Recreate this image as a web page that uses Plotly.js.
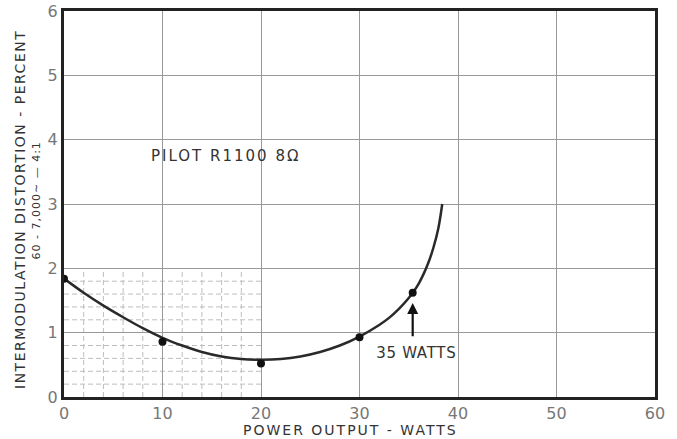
<!DOCTYPE html>
<html>
<head>
<meta charset="utf-8">
<script src="https://cdn.plot.ly/plotly-3.0.1.min.js"></script>
<style>html,body{margin:0;padding:0;background:#fff;}#chart{width:677px;height:439px;}</style>
</head>
<body>
<div id="chart"></div>
<script>
// Measured points
const pointPower = [0, 10, 20, 30, 35.4];
const pointDist = [1.84, 0.86, 0.52, 0.93, 1.62];
// Drawn curve
const curvePower = [0, 2, 4, 6, 8, 10, 12, 14, 16, 18, 20, 22, 24, 26, 28, 30, 32, 33, 34, 35, 35.5, 36, 36.5, 37, 37.5, 38, 38.4];
const curveDist = [1.84, 1.62, 1.42, 1.24, 1.07, 0.92, 0.80, 0.70, 0.63, 0.59, 0.58, 0.59, 0.63, 0.70, 0.80, 0.94, 1.12, 1.23, 1.37, 1.54, 1.64, 1.76, 1.91, 2.09, 2.32, 2.62, 3.0];
// Fine grid region
const fineX = [2, 4, 6, 8, 12, 14, 16, 18];
const fineY = [0.2, 0.4, 0.6, 0.8, 1.2, 1.4, 1.6, 1.8];
const fineXMax = 20, fineYMax = 2;
const xTicks = [0, 10, 20, 30, 40, 50, 60];
const yTicks = [0, 1, 2, 3, 4, 5, 6];

const shapes = [];
fineX.forEach(v => shapes.push({type:'line', xref:'x', yref:'y', x0:v, x1:v, y0:0, y1:fineYMax, line:{color:'#bdbdbd', width:1, dash:'5px,3px'}, layer:'below'}));
fineY.forEach(v => shapes.push({type:'line', xref:'x', yref:'y', x0:0, x1:fineXMax, y0:v, y1:v, line:{color:'#bdbdbd', width:1, dash:'5px,3px'}, layer:'below'}));

const traces = [
  {x: curvePower, y: curveDist, mode:'lines', line:{color:'#2a2a2a', width:2.5, shape:'spline', smoothing:1}, hoverinfo:'skip'},
  {x: pointPower, y: pointDist, mode:'markers', marker:{color:'#111', size:8}, hoverinfo:'skip'}
];

const tickFont = {family:'DejaVu Sans', size:16, color:'#777'};
const textColor = '#333';
const layout = {
  width:677, height:439,
  margin:{l:64, r:22, t:11, b:42},
  paper_bgcolor:'#fff', plot_bgcolor:'#fff',
  showlegend:false,
  font:{family:'DejaVu Sans'},
  xaxis:{range:[0,60], tickvals:xTicks, ticktext:xTicks.map(String), showgrid:true, gridcolor:'#999', gridwidth:1,
         showline:true, mirror:true, linecolor:'#222', linewidth:3, zeroline:false, ticks:'', tickfont:tickFont},
  yaxis:{range:[0,6], tickvals:yTicks, ticktext:yTicks.map(String), showgrid:true, gridcolor:'#999', gridwidth:1,
         showline:true, mirror:true, linecolor:'#222', linewidth:3, zeroline:false, ticks:'', tickfont:tickFont},
  shapes: shapes,
  annotations:[
    {xref:'x', yref:'y', x:16.4, y:3.75, text:'PILOT R1100 8Ω', showarrow:false, font:{family:'DejaVu Sans', size:15, color:textColor}},
    {xref:'x', yref:'y', x:35.8, y:0.68, text:'35 WATTS', showarrow:false, font:{family:'DejaVu Sans', size:15, color:textColor}},
    {xref:'x', yref:'y', x:35.4, y:1.46, axref:'x', ayref:'y', ax:35.4, ay:0.92, text:'', showarrow:true, arrowhead:2, arrowsize:1, arrowwidth:2.2, arrowcolor:'#111'},
    {xref:'paper', yref:'paper', x:(20-64)/591, y:(397-209)/386, xanchor:'center', yanchor:'middle', text:'INTERMODULATION DISTORTION - PERCENT', textangle:-90, showarrow:false, font:{family:'DejaVu Sans', size:14, color:textColor}},
    {xref:'paper', yref:'paper', x:(36-64)/591, y:(397-201)/386, xanchor:'center', yanchor:'middle', text:'60 - 7,000∼ — 4:1', textangle:-90, showarrow:false, font:{family:'DejaVu Sans', size:11, color:textColor}},
    {xref:'paper', yref:'paper', x:(350-64)/591, y:(397-430)/386, xanchor:'center', yanchor:'middle', text:'POWER OUTPUT - WATTS', showarrow:false, font:{family:'DejaVu Sans', size:14, color:textColor}}
  ]
};
const spacing = {
  'PILOT R1100 8Ω':'2px',
  '35 WATTS':'0.7px',
  'INTERMODULATION DISTORTION - PERCENT':'1.5px',
  '60 - 7,000∼ — 4:1':'1px',
  'POWER OUTPUT - WATTS':'2px'
};
Plotly.newPlot('chart', traces, layout, {displayModeBar:false, staticPlot:true}).then(() => {
  document.querySelectorAll('#chart .annotation-text').forEach(el => {
    const s = spacing[el.textContent];
    if (s) el.style.letterSpacing = s;
  });
});
</script>
</body>
</html>
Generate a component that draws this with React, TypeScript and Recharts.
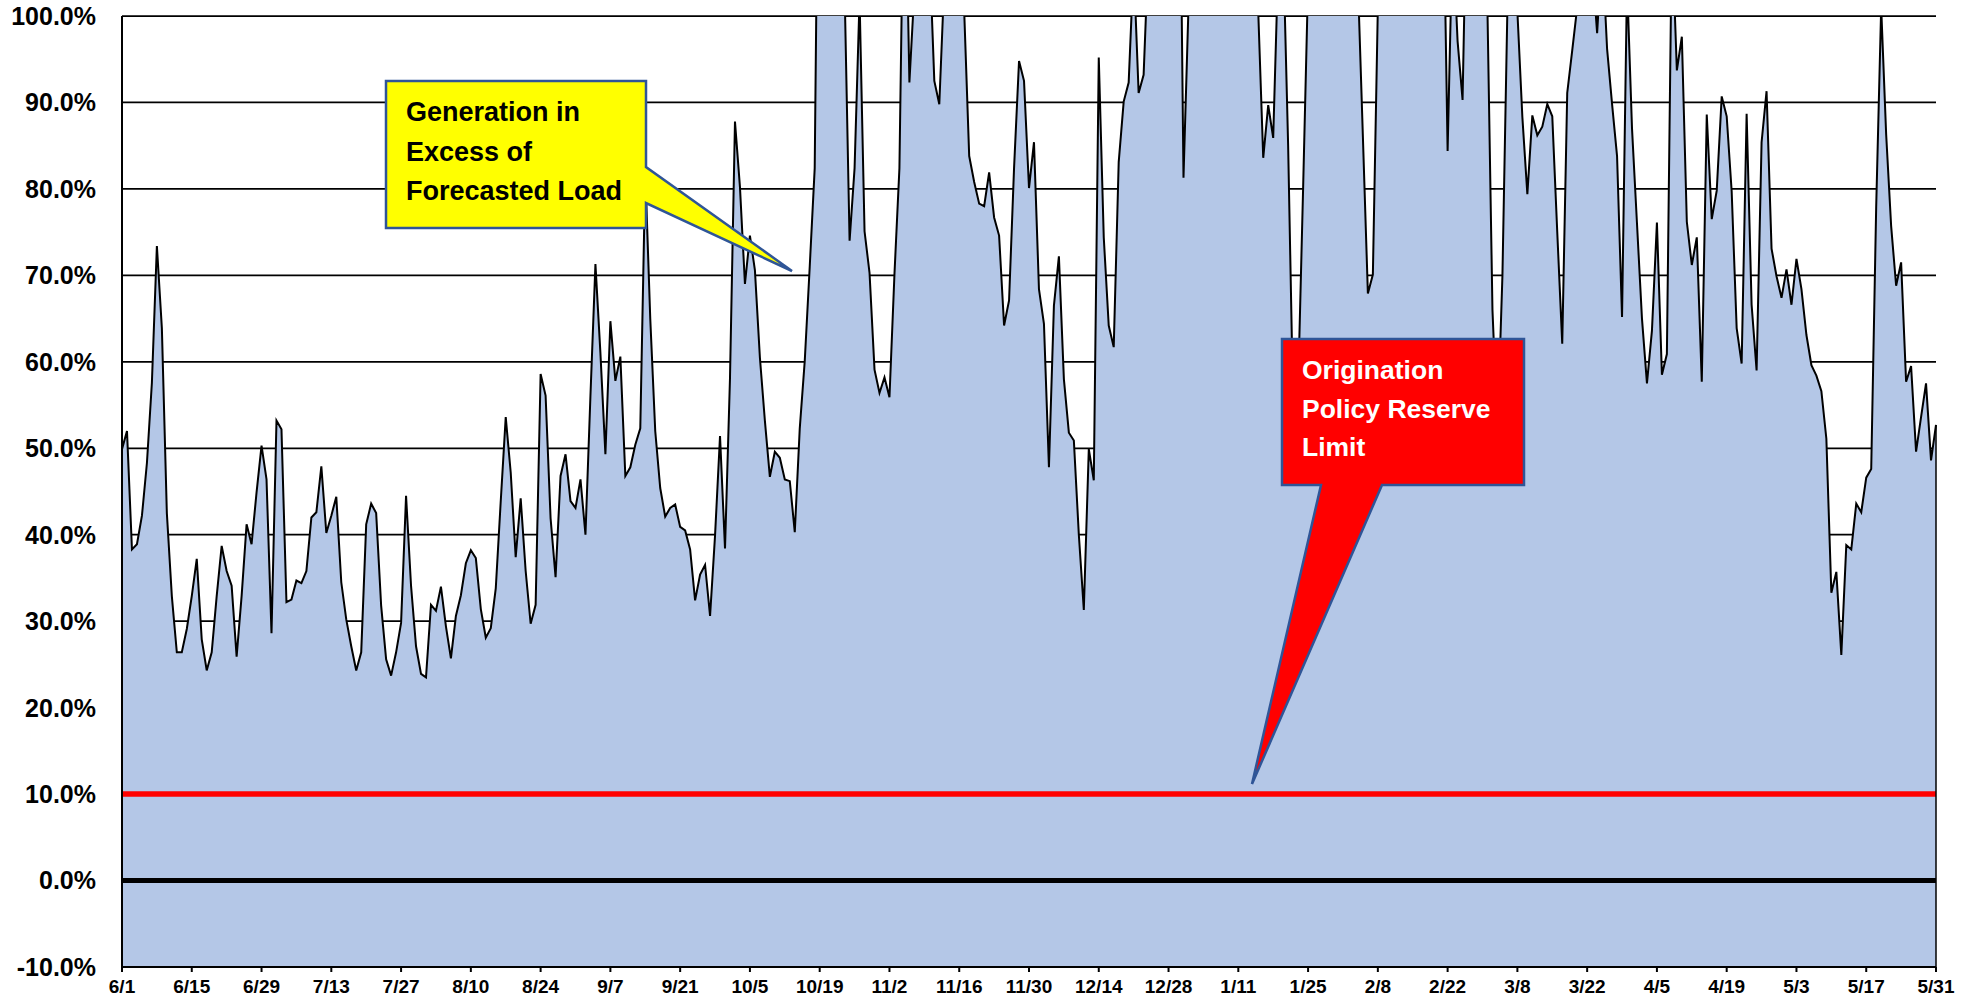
import React from 'react';
import { AreaChart, Area, XAxis, YAxis, CartesianGrid, ReferenceLine } from 'recharts';

// Months of the June-May year and their day counts (category labels "m/d")
const monthNumbers = [6, 7, 8, 9, 10, 11, 12, 1, 2, 3, 4, 5];
const monthDays = [30, 31, 31, 30, 31, 30, 31, 31, 28, 31, 30, 31];

// Daily reserve margin (% of forecasted load), 6/1 .. 5/31
const reserveMargin = [
  49.9, 52.0, 38.3, 38.9, 42.2, 48.3, 57.6, 73.4, 63.9, 42.5,
  32.9, 26.4, 26.4, 29.1, 32.9, 37.2, 27.9, 24.3, 26.4, 32.9,
  38.7, 35.8, 34.1, 25.9, 32.9, 41.2, 38.9, 44.9, 50.3, 46.4,
  28.6, 53.2, 52.2, 32.2, 32.5, 34.7, 34.4, 35.8, 42.0, 42.6,
  47.9, 40.2, 42.2, 44.4, 34.5, 30.2, 27.1, 24.3, 26.4, 41.2,
  43.6, 42.5, 31.8, 25.6, 23.7, 26.4, 29.8, 44.5, 34.1, 27.1,
  23.9, 23.5, 31.9, 31.2, 34.0, 29.4, 25.7, 30.6, 33.0, 36.7,
  38.2, 37.3, 31.4, 28.1, 29.2, 33.8, 43.9, 53.6, 47.2, 37.4,
  44.2, 35.8, 29.7, 31.9, 58.6, 56.1, 41.9, 35.1, 46.8, 49.3,
  43.9, 43.1, 46.4, 40.0, 56.1, 71.3, 61.0, 49.3, 64.7, 57.8,
  60.6, 46.8, 47.8, 50.4, 52.3, 82.0, 65.0, 52.0, 45.4, 42.1,
  43.1, 43.5, 40.9, 40.5, 38.3, 32.4, 35.4, 36.5, 30.6, 39.9,
  51.4, 38.4, 58.1, 87.8, 80.2, 69.0, 74.6, 70.6, 60.5, 53.2,
  46.7, 49.6, 48.9, 46.4, 46.2, 40.3, 52.3, 60.1, 71.0, 82.4,
  140, 155, 160, 150, 130, 103, 74.0, 82.4, 102, 75.1,
  70.3, 59.1, 56.4, 58.2, 55.9, 70.1, 82.4, 123, 92.3, 103,
  120, 120, 108, 92.5, 89.8, 104, 115, 125, 112, 100.5,
  83.8, 80.8, 78.3, 78.0, 81.9, 76.7, 74.6, 64.2, 67.1, 82.4,
  94.8, 92.5, 80.1, 85.4, 68.4, 64.4, 47.8, 66.5, 72.2, 58.0,
  51.8, 50.9, 40.0, 31.3, 49.9, 46.3, 95.2, 74.4, 64.2, 61.7,
  83.1, 90.1, 92.3, 106, 91.1, 93.2, 108, 118, 125, 130,
  125, 125, 135, 81.3, 101, 115, 130, 140, 135, 145,
  140, 150, 140, 135, 140, 130, 120, 110, 100.5, 83.6,
  89.7, 85.9, 106, 108, 85, 55, 57, 80, 104, 115,
  130, 140, 135, 140, 130, 125, 115, 110, 104, 86,
  67.9, 70.1, 101, 115, 130, 140, 150, 145, 150, 140,
  145, 135, 140, 130, 125, 120, 84.4, 110, 97.1, 90.3,
  120, 130, 120, 110, 100.5, 66, 52, 70, 101, 110,
  100.5, 88.3, 79.4, 88.5, 86.2, 87.2, 89.8, 88.4, 75, 62.1,
  91.1, 96, 101, 115, 112, 106, 98, 108, 96.2, 89.8,
  83.8, 65.2, 104, 87, 76, 65, 57.5, 63.6, 76.1, 58.5,
  60.9, 110, 93.7, 97.6, 76.2, 71.2, 74.4, 57.7, 88.6, 76.5,
  79.8, 90.7, 88.4, 79.7, 63.9, 59.8, 88.7, 66.6, 59.0, 85.4,
  91.3, 73.1, 69.9, 67.4, 70.7, 66.6, 71.9, 68.4, 63.1, 59.6,
  58.4, 56.6, 51.1, 33.3, 35.7, 26.1, 38.8, 38.3, 43.6, 42.6,
  46.6, 47.6, 78, 101, 86.3, 75.7, 68.8, 71.5, 57.7, 59.5,
  49.6, 53.6, 57.5, 48.6, 52.7,
];

const yTicks = [-10, 0, 10, 20, 30, 40, 50, 60, 70, 80, 90, 100];
const policyReserveLimit = 10;
const zeroLine = 0;

const dateLabels: string[] = [];
monthNumbers.forEach((m, i) => {
  for (let d = 1; d <= monthDays[i]; d++) dateLabels.push(`${m}/${d}`);
});

const data = dateLabels.map((date, i) => ({ date, margin: reserveMargin[i] }));
const lastDate = dateLabels[dateLabels.length - 1];
const lastValue = reserveMargin[reserveMargin.length - 1];

const FONT = "'Liberation Sans', Arial, sans-serif";

export default function App() {
  return (
    <div style={{ position: 'fixed', left: 0, top: 0, width: 1976, height: 1005, background: '#fff' }}>
      <AreaChart
        width={1976}
        height={1005}
        data={data}
        margin={{ top: 16, right: 40, bottom: 0, left: 0 }}
      >
        <CartesianGrid horizontal vertical={false} stroke="#000" strokeWidth={1.75} />
        <XAxis
          dataKey="date"
          interval={13}
          height={38}
          tickSize={5}
          tickMargin={8}
          axisLine={{ stroke: '#000', strokeWidth: 2 }}
          tickLine={{ stroke: '#000', strokeWidth: 2 }}
          tick={{ fill: '#000', fontSize: 19, fontWeight: 700, fontFamily: FONT }}
        />
        <YAxis
          type="number"
          domain={[-10, 100]}
          ticks={yTicks}
          allowDataOverflow
          width={122}
          tickLine={false}
          tickSize={0}
          tickMargin={26}
          axisLine={{ stroke: '#000', strokeWidth: 2 }}
          tickFormatter={(v: number) => `${v.toFixed(1)}%`}
          tick={{ fill: '#000', fontSize: 25, fontWeight: 700, fontFamily: FONT }}
        />
        <Area
          type="linear"
          dataKey="margin"
          stroke="#000"
          strokeWidth={2}
          fill="#B4C7E7"
          fillOpacity={1}
          baseValue={-10}
          dot={false}
          activeDot={false}
          isAnimationActive={false}
        />
        <ReferenceLine y={zeroLine} stroke="#000" strokeWidth={5} />
        <ReferenceLine y={policyReserveLimit} stroke="#FF0000" strokeWidth={5.5} />
        <ReferenceLine
          segment={[{ x: lastDate, y: -10 }, { x: lastDate, y: lastValue }]}
          stroke="#000"
          strokeWidth={1.5}
        />
      </AreaChart>
      <svg
        width={1976}
        height={1005}
        style={{ position: 'absolute', left: 0, top: 0, pointerEvents: 'none' }}
      >
        <path
          d="M386,81 H646 V167 L792,271 L646,203 V228 H386 Z"
          fill="#FFFF00"
          stroke="#2F5597"
          strokeWidth={2.5}
          strokeLinejoin="miter"
        />
        <g fontFamily={FONT} fontWeight={700} fontSize={27} fill="#000">
          <text x={406} y={121}>Generation in</text>
          <text x={406} y={160.5}>Excess of</text>
          <text x={406} y={199.5}>Forecasted Load</text>
        </g>
        <path
          d="M1282,339 H1524 V485 H1382 L1252,784 L1321,485 H1282 Z"
          fill="#FF0000"
          stroke="#2F5597"
          strokeWidth={2.5}
          strokeLinejoin="miter"
        />
        <g fontFamily={FONT} fontWeight={700} fontSize={26.5} fill="#fff">
          <text x={1302} y={379}>Origination</text>
          <text x={1302} y={417.5}>Policy Reserve</text>
          <text x={1302} y={456}>Limit</text>
        </g>
      </svg>
    </div>
  );
}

## STATED PROBLEM:
Would you reproduce the lines above, from the very first through the line containing "const yTicks = [0, 1, 2, 3, 4, 5, 6];", exactly and without the pictures?

## EXPECTED ANSWER:
Recreate this image as a web page that uses Plotly.js.
<!DOCTYPE html>
<html>
<head>
<meta charset="utf-8">
<script src="https://cdn.plot.ly/plotly-3.0.1.min.js"></script>
<style>html,body{margin:0;padding:0;background:#fff;}#chart{width:677px;height:439px;}</style>
</head>
<body>
<div id="chart"></div>
<script>
// Measured points
const pointPower = [0, 10, 20, 30, 35.4];
const pointDist = [1.84, 0.86, 0.52, 0.93, 1.62];
// Drawn curve
const curvePower = [0, 2, 4, 6, 8, 10, 12, 14, 16, 18, 20, 22, 24, 26, 28, 30, 32, 33, 34, 35, 35.5, 36, 36.5, 37, 37.5, 38, 38.4];
const curveDist = [1.84, 1.62, 1.42, 1.24, 1.07, 0.92, 0.80, 0.70, 0.63, 0.59, 0.58, 0.59, 0.63, 0.70, 0.80, 0.94, 1.12, 1.23, 1.37, 1.54, 1.64, 1.76, 1.91, 2.09, 2.32, 2.62, 3.0];
// Fine grid region
const fineX = [2, 4, 6, 8, 12, 14, 16, 18];
const fineY = [0.2, 0.4, 0.6, 0.8, 1.2, 1.4, 1.6, 1.8];
const fineXMax = 20, fineYMax = 2;
const xTicks = [0, 10, 20, 30, 40, 50, 60];
const yTicks = [0, 1, 2, 3, 4, 5, 6];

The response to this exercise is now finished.